BP: For subjects who are so huge, like Nico and Lou Reed, it’s hard to write an original song. If you write something about them, it just seems stupid. And if you don’t, it feels disconnected. So rather than saying we have to write something original, we’d rather have the experience of watching it be good.

What was the hardest part?

DW: Some of the characters were just difficult to do. Dennis Hopper. Ingrid Superstar. I’m not sure why. We’d keep trying things, and it was like, no, that doesn’t fit with the faces they’re making. We would try to figure out what was going on with each character but often they switch midway through — they start out presenting one thing, then break down. It’s like a psychological exercise.

Some of them are really intense.

DW: They’re more intense when you know they died too young. At least that’s the experience I have standing onstage, when we’re doing Edie Sedgwick or Ingrid Superstar or especially Freddy Herko, who committed suicide a month later.

What do you think Andy Warhol would think of the project?

DW: I think he’d be happy with the attention — though, I don’t know, he had plenty of attention. But I certainly think he would want these things to be in circulation, instead of sitting in a room in a museum.

How do you think they hold up, 40 years later?

DW: I think they’re amazing.

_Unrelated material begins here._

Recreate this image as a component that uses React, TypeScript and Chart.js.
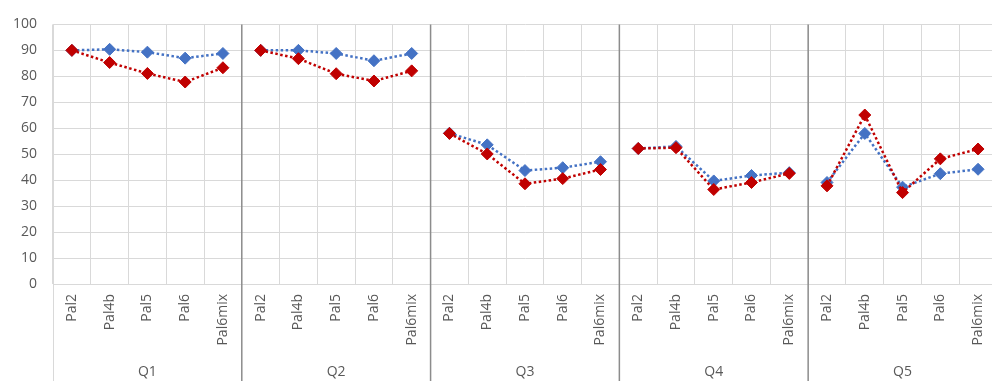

We saw his traveling show at the Wexner in February. You’d walk into this room, and you’re surrounded by all these characters on the walls. It’s a cool way to see them, just to be there for a few minutes and watch them, because watching each Screen Test on its own is hard work. Seeing them all like that made me realize what a monumental thing he’d achieved — a kind of document of the ’60s avant-garde.

They’re like moving portraits.

DW: Yes, there’s a straight line from his photo booth portraits — I guess that was the first time he did something like this — to these, and then later to the Polaroids. He didn’t call them Screen Tests at first. He called them “stillies.”

Lou Reed was at the performance in New York. What was that like?

DW: It made us all a little nervous. It was odd to be standing there with Lou Reed in front of me, and then Lou Reed behind me on the picture, singing “I’m Not a Young Man Anymore,” which was recorded 42 years ago, the same year the Screen Test was done. I was just trying to figure out how he must have felt, seeing all his friends from when he was 22 years old, seeing their faces taken out of that room at the Factory and put on the screen at Lincoln Center.

He came backstage after the show and said, “This Warhol was a smart guy, for doing this.”